Precisely! And I worry that this is going to be how it is dealt with from now on. No investment in NHS training, staffing, infrastructure and so on. But "discouraging" mixing, threatening lockdowns, testing and isolating (sorry, "protecting"), making everyone wear masks and work from home for x months every year....
My feeling is that covid will become one of those respiratory bugs that kills some, and affects others less badly in the short or longer terms. As we each get it a few times over childhood and young adulthood we'll get more and more immune to its worst effects generally. So I would expect in the future that covid kills some people that flu or RSV or whatever would currently kill, or maybe a few more on top of that, and others have acute or ongoing needs as a result (hospitalisation, long covid etc).

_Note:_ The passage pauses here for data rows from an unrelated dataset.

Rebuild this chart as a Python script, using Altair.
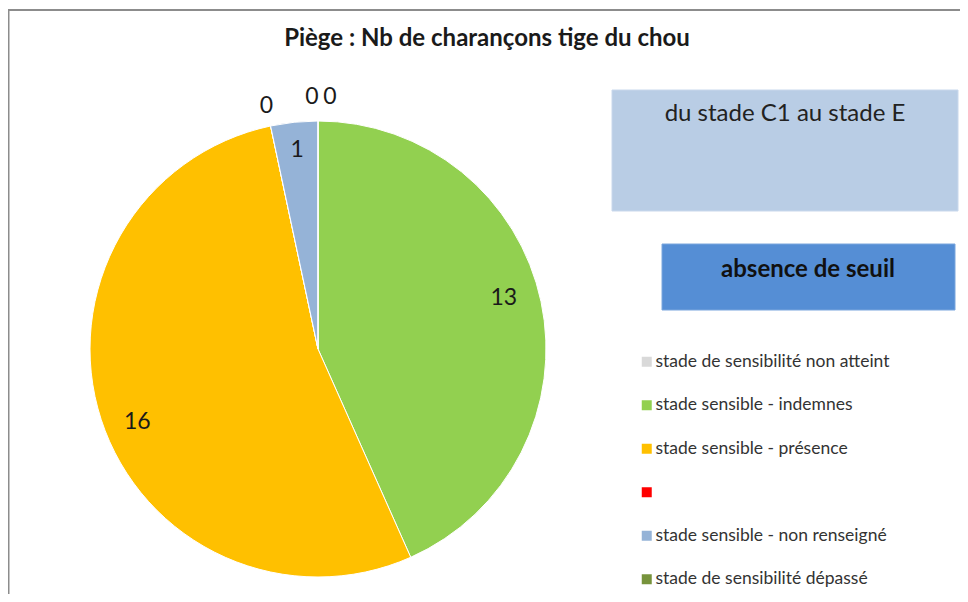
import altair as alt
import pandas as pd

categories = [
    "stade de sensibilité non atteint",
    "stade sensible - indemnes",
    "stade sensible - présence",
    "rouge",
    "stade sensible - non renseigné",
    "stade de sensibilité dépassé",
]
values = [0, 13, 16, 0, 1, 0]
colors = ["#D9D9D9", "#92D050", "#FFC000", "#FF0000", "#95B3D7", "#77933C"]

title_text = "Piège : Nb de charançons tige du chou"
box1_text = "du stade C1 au stade E"
box2_text = "absence de seuil"

FONT = "Lato"
W, H = 952, 586
CX, CY, R = 310, 341, 228

df = pd.DataFrame({"cat": categories, "value": values, "idx": list(range(len(values)))})

base = alt.Chart(df).transform_calculate(
    lab="toString(datum.value)"
)

theta = alt.Theta("value:Q", stack=True)
order = alt.Order("idx:Q", sort="ascending")

pie = base.mark_arc(outerRadius=R, stroke="white", strokeWidth=1).encode(
    theta=theta,
    order=order,
    x=alt.value(CX),
    y=alt.value(CY),
    color=alt.Color(
        "cat:N",
        scale=alt.Scale(domain=categories, range=colors),
        sort=categories,
        legend=alt.Legend(
            orient="none",
            legendX=630,
            legendY=345,
            direction="vertical",
            title=None,
            symbolType="square",
            symbolSize=100,
            symbolStrokeWidth=0,
            labelFont=FONT,
            labelFontSize=17.5,
            labelColor="#333333",
            labelOffset=0,
            rowPadding=24.5,
            padding=0,
            labelLimit=400,
            labelExpr="datum.label == 'rouge' ? '' : datum.label",
        ),
    ),
)

def label_layer(which, radius, dx=0, dy=0):
    return base.transform_calculate(
        txt=f"datum.idx == {which} ? datum.lab : ''"
    ).mark_text(
        radius=radius, dx=dx, dy=dy, font=FONT, fontSize=23, color="#1a1a1a",
        align="center", baseline="middle",
    ).encode(
        theta=theta,
        order=order,
        x=alt.value(CX),
        y=alt.value(CY),
        text=alt.Text("txt:N"),
    )

labels = [
    label_layer(1, 190, dy=-11),
    label_layer(2, 190, dy=14),
    label_layer(4, 200),
    label_layer(0, 252, dx=-6),
    label_layer(3, 248),
    label_layer(5, 252, dx=12),
]

one = pd.DataFrame({"t": [title_text]})
title = alt.Chart(one).mark_text(
    font=FONT, fontSize=24, fontWeight="bold", color="#1a1a1a", align="center", baseline="middle"
).encode(x=alt.value(479), y=alt.value(31), text="t:N")

box1 = alt.Chart(pd.DataFrame({"t": [box1_text]})).mark_rect(
    color="#B9CDE5", stroke="#C9D8EC", strokeWidth=1
).encode(x=alt.value(604), x2=alt.value(950), y=alt.value(82), y2=alt.value(203))
box1_t = alt.Chart(pd.DataFrame({"t": [box1_text]})).mark_text(
    font=FONT, fontSize=24, color="#222222", align="center", baseline="middle"
).encode(x=alt.value(777), y=alt.value(106), text="t:N")

box2 = alt.Chart(pd.DataFrame({"t": [box2_text]})).mark_rect(
    color="#558ED5", stroke="#7AA6DD", strokeWidth=1
).encode(x=alt.value(654), x2=alt.value(947), y=alt.value(236), y2=alt.value(302))
box2_t = alt.Chart(pd.DataFrame({"t": [box2_text]})).mark_text(
    font=FONT, fontSize=24, fontWeight="bold", color="#111111", align="center", baseline="middle"
).encode(x=alt.value(800), y=alt.value(262), text="t:N")

frame = pd.DataFrame({"t": ["frame"]})
top_line = alt.Chart(frame).mark_rule(color="#8C8C8C", strokeWidth=2).encode(
    x=alt.value(0), x2=alt.value(W), y=alt.value(2)
)
left_line = alt.Chart(frame).mark_rule(color="#8C8C8C", strokeWidth=2).encode(
    x=alt.value(0.5), y=alt.value(2), y2=alt.value(H)
)

chart = alt.layer(
    top_line, left_line, pie, *labels, title, box1, box1_t, box2, box2_t
).properties(
    width=W, height=H, padding=0, autosize=alt.AutoSizeParams(type="none"), background="white"
).configure_view(stroke=None)

chart.save("out.html", embed_options={"renderer": "svg", "actions": False})
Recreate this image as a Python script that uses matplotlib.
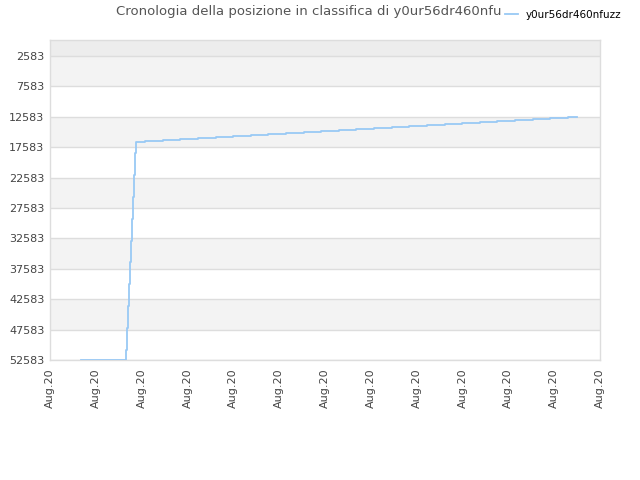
import matplotlib
matplotlib.use("Agg")
import matplotlib.pyplot as plt

# --- data (x in tick units, 0..12 ; y = ranking position) ---
x_vals = [0.676, 1.658, 1.680, 1.702, 1.724, 1.739, 1.761, 1.783, 1.804, 1.826, 1.848,
          1.876, 2.079, 2.472, 2.836, 3.236, 3.622, 3.999, 4.386, 4.763, 5.149, 5.542,
          5.919, 6.306, 6.683, 7.069, 7.462, 7.839, 8.232, 8.612, 8.989, 9.382, 9.759,
          10.152, 10.532, 10.909, 11.302, 11.492]
ranks = [52583, 50938, 47320, 43701, 40083, 36465, 32961, 29392, 25774, 22155, 18488,
         16728, 16530, 16365, 16200, 16035, 15870, 15705, 15540, 15375, 15210, 15045,
         14880, 14715, 14550, 14385, 14220, 14055, 13890, 13725, 13560, 13395, 13230,
         13065, 12900, 12735, 12570, 12570]
y_ticks = [2583, 7583, 12583, 17583, 22583, 27583, 32583, 37583, 42583, 47583, 52583]
x_ticks = list(range(13))
x_labels = ["Aug.20"] * 13
series_name = "y0ur56dr460nfuzz"
title = "Cronologia della posizione in classifica di y0ur56dr460nfuzz"

fig = plt.figure(figsize=(6.4, 4.8), dpi=100)
ax = fig.add_axes([50/640, 120/480, 550/640, 320/480])

y_top = -40
ax.set_xlim(0, 12)
ax.set_ylim(52583, y_top)

# background bands
ax.axhspan(y_top, y_ticks[0], color="#ededed", zorder=0, lw=0)
for i in range(len(y_ticks) - 1):
    c = "#f3f3f3" if i % 2 == 0 else "#ffffff"
    ax.axhspan(y_ticks[i], y_ticks[i + 1], color=c, zorder=0, lw=0)
for t in y_ticks:
    ax.axhline(t, color="#dddddd", lw=1, zorder=1)

line, = ax.plot(x_vals, ranks, drawstyle="steps-post", color="#99c9f5", lw=1.3,
                zorder=3, label=series_name)

ax.set_yticks(y_ticks)
ax.set_yticklabels([str(t) for t in y_ticks])
ax.set_xticks(x_ticks)
ax.set_xticklabels(x_labels, rotation=90)
ax.tick_params(axis="both", length=0, labelsize=8, colors="#444444", pad=4)
ax.tick_params(axis="x", pad=6)
for s in ax.spines.values():
    s.set_color("#dddddd")
    s.set_linewidth(1)

fig.text(116/640, 1 - 12/480, title, ha="left", va="center", fontsize=9.5,
         color="#555555")
leg = fig.legend(handles=[line], loc="center left", bbox_to_anchor=(502/640, 1 - 15/480),
                 frameon=True, fontsize=7.5, handlelength=1.2, handletextpad=0.8,
                 borderpad=0.3, borderaxespad=0)
leg.get_frame().set_facecolor("white")
leg.get_frame().set_edgecolor("white")
leg.get_frame().set_alpha(1)
leg.get_frame().set_boxstyle("square", pad=0)
leg.set_zorder(10)

fig.savefig("out.png", dpi=100)
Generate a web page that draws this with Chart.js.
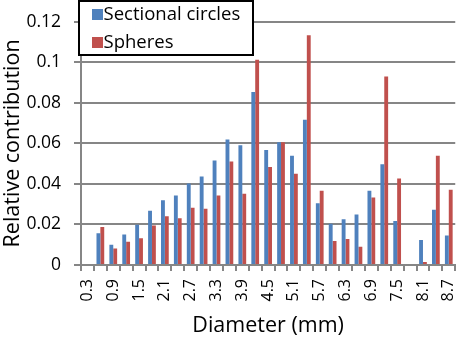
<!DOCTYPE html>
<html>
<head>
<meta charset="utf-8">
<script src="https://cdn.jsdelivr.net/npm/chart.js@4/dist/chart.umd.min.js"></script>
<style>
  html, body { margin: 0; padding: 0; background: #fff; }
  #wrap { width: 476px; height: 339px; position: relative; }
</style>
</head>
<body>
<div id="wrap"><canvas id="c" width="476" height="339"></canvas></div>
<script>
const categories = ["0.3","0.6","0.9","1.2","1.5","1.8","2.1","2.4","2.7","3.0","3.3","3.6","3.9","4.2","4.5","4.8","5.1","5.4","5.7","6.0","6.3","6.6","6.9","7.2","7.5","7.8","8.1","8.4","8.7"];
const sectionalCircles = [0, 0.0157, 0.0100, 0.0151, 0.0198, 0.0268, 0.0319, 0.0343, 0.0402, 0.0436, 0.0516, 0.0619, 0.0591, 0.0853, 0.0567, 0.0605, 0.0539, 0.0717, 0.0305, 0.0203, 0.0226, 0.0249, 0.0366, 0.0497, 0.0217, 0, 0.0123, 0.0273, 0.0146];
const spheres = [0, 0.0188, 0.0082, 0.0115, 0.0132, 0.0195, 0.0241, 0.0231, 0.0282, 0.0277, 0.0343, 0.0511, 0.0352, 0.1012, 0.0483, 0.0605, 0.0450, 0.1133, 0.0366, 0.0118, 0.0128, 0.0090, 0.0333, 0.0930, 0.0427, 0, 0.0015, 0.0539, 0.0371];
const yTicks = [0, 0.02, 0.04, 0.06, 0.08, 0.1, 0.12];
const seriesNames = ["Sectional circles", "Spheres"];

const FONT = "'Open Sans', sans-serif";
const GRID = "#868686";

const boxLegend = {
  id: 'boxLegend',
  afterDraw(chart) {
    const ctx = chart.ctx;
    const a = chart.chartArea;
    const x0 = a.left - 2, y0 = 1, w = 174, h = 54;
    ctx.save();
    ctx.fillStyle = '#fff';
    ctx.fillRect(x0, y0, w, h);
    ctx.strokeStyle = '#000';
    ctx.lineWidth = 2;
    ctx.strokeRect(x0, y0, w, h);
    ctx.font = "18.5px " + FONT;
    ctx.textBaseline = 'middle';
    ctx.textAlign = 'left';
    chart.data.datasets.forEach((ds, i) => {
      const cy = y0 + 14 + i * 28;
      ctx.fillStyle = ds.backgroundColor;
      ctx.fillRect(x0 + 13, cy - 6, 11, 11);
      ctx.fillStyle = '#000';
      ctx.fillText(ds.label, x0 + 24.5, cy);
    });
    ctx.restore();
  }
};

new Chart(document.getElementById('c'), {
  type: 'bar',
  data: {
    labels: categories,
    datasets: [
      { label: seriesNames[0], data: sectionalCircles, backgroundColor: '#4F81BD' },
      { label: seriesNames[1], data: spheres, backgroundColor: '#C0504D' }
    ]
  },
  options: {
    responsive: false,
    animation: false,
    layout: { padding: { top: 9, right: 1, left: 0, bottom: 0 } },
    datasets: { bar: { barPercentage: 1.0, categoryPercentage: 0.6 } },
    plugins: { legend: { display: false }, tooltip: { enabled: false } },
    scales: {
      x: {
        offset: true,
        grid: { display: true, drawOnChartArea: false, drawTicks: true, tickLength: 6, color: GRID, lineWidth: 2, offset: true },
        border: { display: true, color: GRID, width: 2 },
        ticks: {
          autoSkip: false, minRotation: 90, maxRotation: 90, padding: 8,
          color: '#000', font: { family: FONT, size: 16 },
          callback: function(v, i) { return i % 2 === 0 ? categories[i] : ''; }
        },
        title: { display: true, text: 'Diameter (mm)', color: '#000', font: { family: FONT, size: 21.5 }, padding: 0 },
        afterFit(s) { s.height = 74; }
      },
      y: {
        min: 0, max: 0.12,
        afterBuildTicks(s) { s.ticks = yTicks.map(v => ({ value: v })); },
        grid: { color: GRID, lineWidth: 2, tickLength: 7, drawTicks: true },
        border: { display: true, color: GRID, width: 2 },
        ticks: {
          padding: 13, color: '#000', font: { family: FONT, size: 17.5, lineHeight: 1 },
          callback: v => String(Math.round(v * 100) / 100)
        },
        title: { display: true, text: 'Relative contribution', color: '#000', font: { family: FONT, size: 21.5 }, padding: 0 },
        afterFit(s) { s.width = 81; }
      }
    }
  },
  plugins: [boxLegend]
});
</script>
</body>
</html>
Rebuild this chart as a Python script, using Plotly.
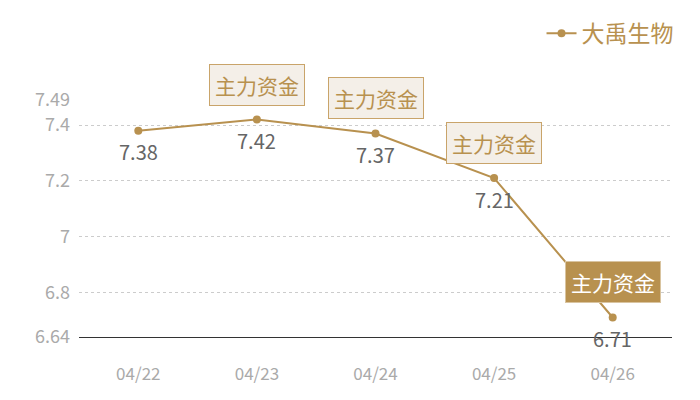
import plotly.graph_objects as go

dates = ['04/22', '04/23', '04/24', '04/25', '04/26']
prices = [7.38, 7.42, 7.37, 7.21, 6.71]
series_name = '大禹生物'
flag_text = '主力资金'
flag_dates = ['04/23', '04/24', '04/25', '04/26']
y_ticks = [6.64, 6.8, 7, 7.2, 7.4, 7.49]

gold = '#b8914f'
font_family = 'Noto Sans CJK SC'

fig = go.Figure()
fig.add_trace(go.Scatter(
    x=dates, y=prices, name=series_name,
    mode='lines+markers',
    line=dict(color=gold, width=2),
    marker=dict(color=gold, size=8),
    showlegend=True,
))

# 数值标签
for d, p in zip(dates, prices):
    fig.add_annotation(x=d, y=p, text=str(p), showarrow=False, yshift=-21,
                       font=dict(size=20, color='#666666', family=font_family))

# 主力资金标记
for d in flag_dates:
    p = prices[dates.index(d)]
    last = d == flag_dates[-1]
    fig.add_annotation(x=d, y=p, text=flag_text, showarrow=False, yshift=35,
                       font=dict(size=21, color='#ffffff' if last else gold, family=font_family),
                       bgcolor=gold if last else '#f4efe8',
                       bordercolor='#d9c4a0' if last else '#c9a46a',
                       borderwidth=1, borderpad=5)

# 页面有8px边距, 所以尺寸减掉一点
fig.update_layout(
    width=692, height=392,
    margin=dict(l=71, r=28, t=92, b=63, autoexpand=False),
    plot_bgcolor='white', paper_bgcolor='white',
    font=dict(family=font_family),
    legend=dict(x=1.011, xanchor='right', y=1.372, yanchor='top',
                font=dict(size=23, color=gold, family=font_family),
                itemwidth=30, bgcolor='rgba(0,0,0,0)'),
    xaxis=dict(type='category', range=[-0.5, 4.5], showgrid=False,
               showline=True, linecolor='#333333', linewidth=1,
               tickfont=dict(size=17, color='#aaaaaa', family=font_family),
               ticklabelstandoff=22, zeroline=False),
    yaxis=dict(range=[6.64, 7.49], tickvals=y_ticks,
               ticktext=[str(v) for v in y_ticks],
               showgrid=True, gridcolor='#cccccc', griddash='dot', gridwidth=1,
               tickfont=dict(size=18, color='#aaaaaa', family=font_family),
               ticklabelstandoff=8, zeroline=False, showline=False),
)

fig.write_html("out.html")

So surely we should invest now to allow for that forecast additional need (well, maybe we should have invested 2 years ago, but hey...). So staff can take leave, be off ill, be off to care for dependents or whatever, without the whole system falling apart. And pressure is taken off local services for eg long covid diagnosis and treatment... and also possibly covering other post viral illnesses that aren't well catered for at the moment.
Even if it ends up going "back to normal" in the next few years, having the capacity NOT to have the annual "aaaaargh, the NHS is overstretched" media round has to be a good thing, surely?!